Sara González Gómez (Placetas, Cuba; June 13, 1949 or 1951 - La Habana, Cuba; February 1, 2012) was a Cuban singer.

In the 1960s, she studied the viola in the Amadeo Roldán Conservatory. She graduated from the National School of Art Instructors where she also taught guitar and solfège. She was one of the founders of the Nueva Trova Movement and one of its main proponents. She belonged to The Cuban Institute of Cinematographic Art and Industry (ICAIC) Sound Experimentation Group (GES), under the direction of Leo Brouwer, where she studied composition, harmony and orchestration. She produced music for film, television and radio as well as participating in several group albums with other figures from the Nueva Trova Movement and the GES. She was in a relationship with the painter Diana Balboa.

Sara González shared the stage with Silvio Rodríguez, Pablo Milanés, Augusto Blanca, Joan Manuel Serrat, Chico Buarque, Mercedes Sosa, Soledad Bravo, Daniel Viglietti, Pete Seeger, Roy Brown, Pedro Guerra, Beth Carvalho, Liuba María Hevia, Anabell López, Marta Campos, Heidi Igualada, along with several other artists.

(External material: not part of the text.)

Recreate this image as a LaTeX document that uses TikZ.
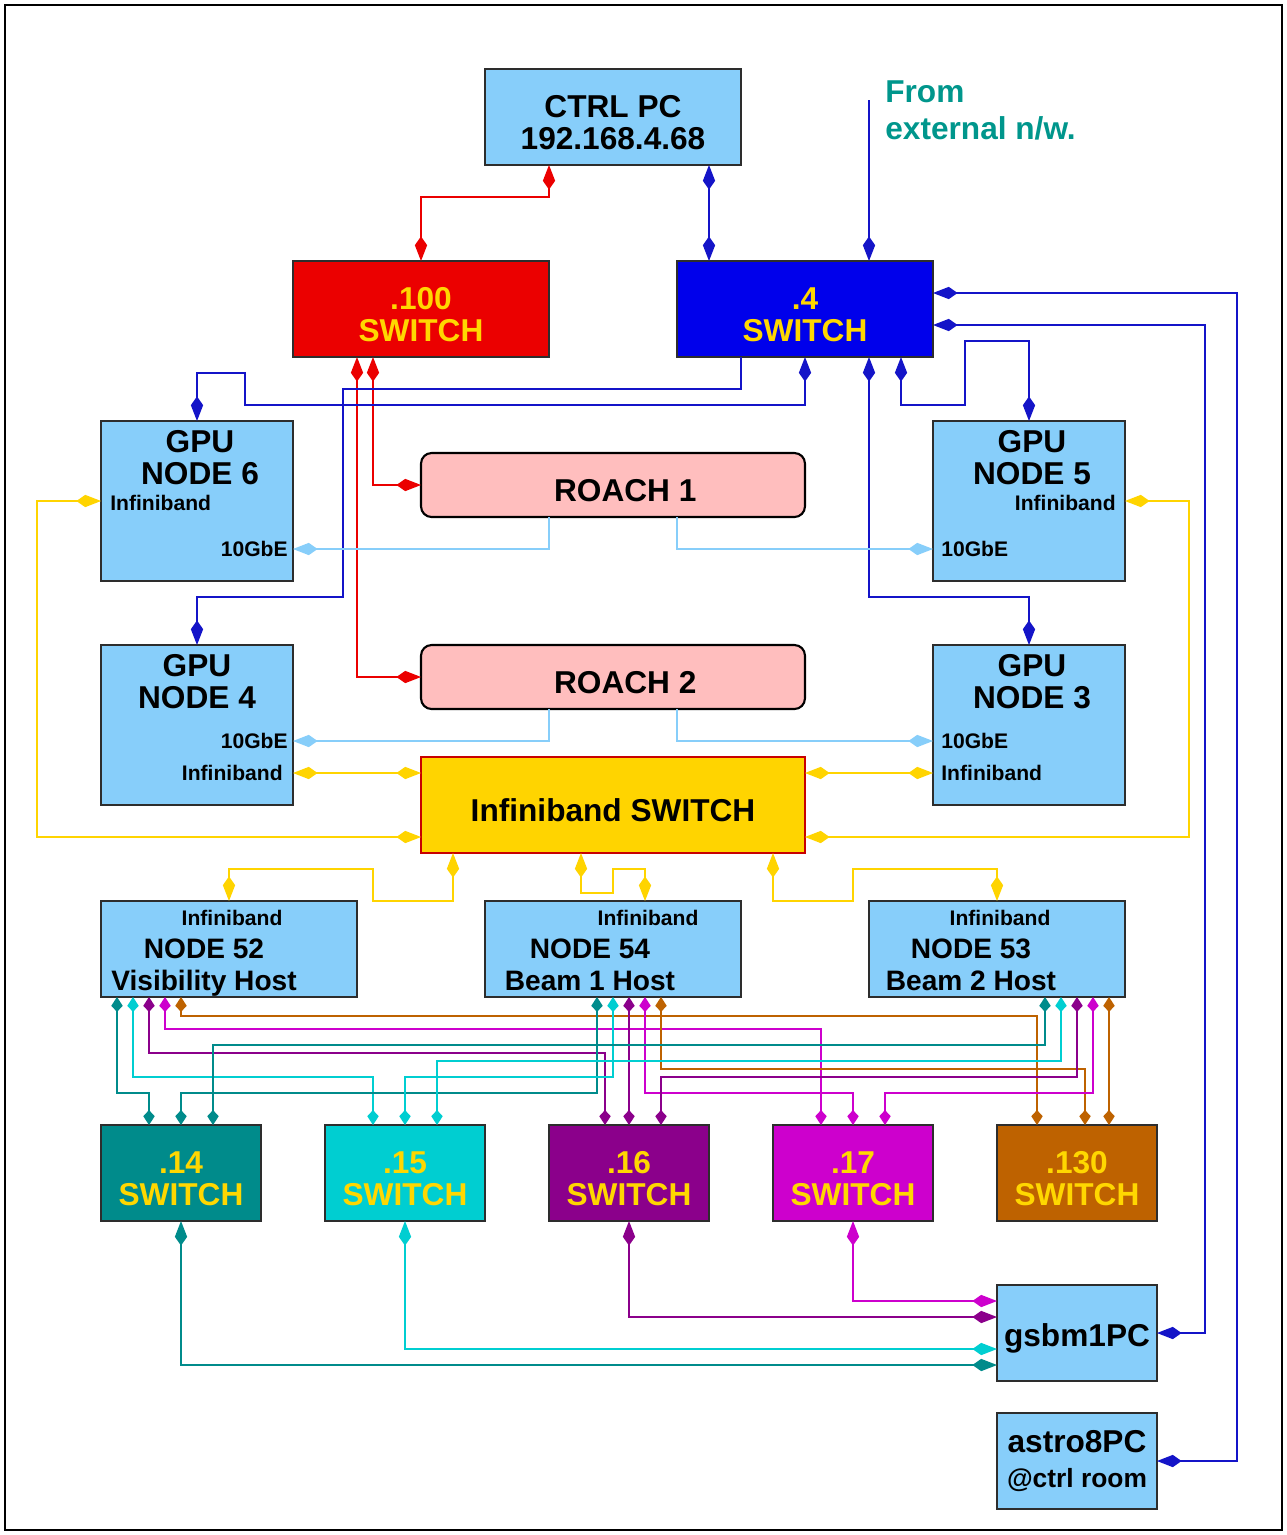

In 1973, she composed Girón, la victoria ("Girón, the victory") a tribute to the Bay of Pigs Invasion victory in April 1961. Her discography includes: José Martí's Versos sencillos ("Simple Verses", 1975), Cuatro cosas ("Four Things", 1982), Con un poco de amor ("With a Little of Love", 1987), Con apuros y paciencia ("With Hardships and Patience", 1991), Si yo fuera mayo ("If I Were May", 1996), and Mírame ("Look at Me", 1999).

In December 2006, she attended the Second Iberoamerican Meeting of Languages, in the Villa de Cempoala.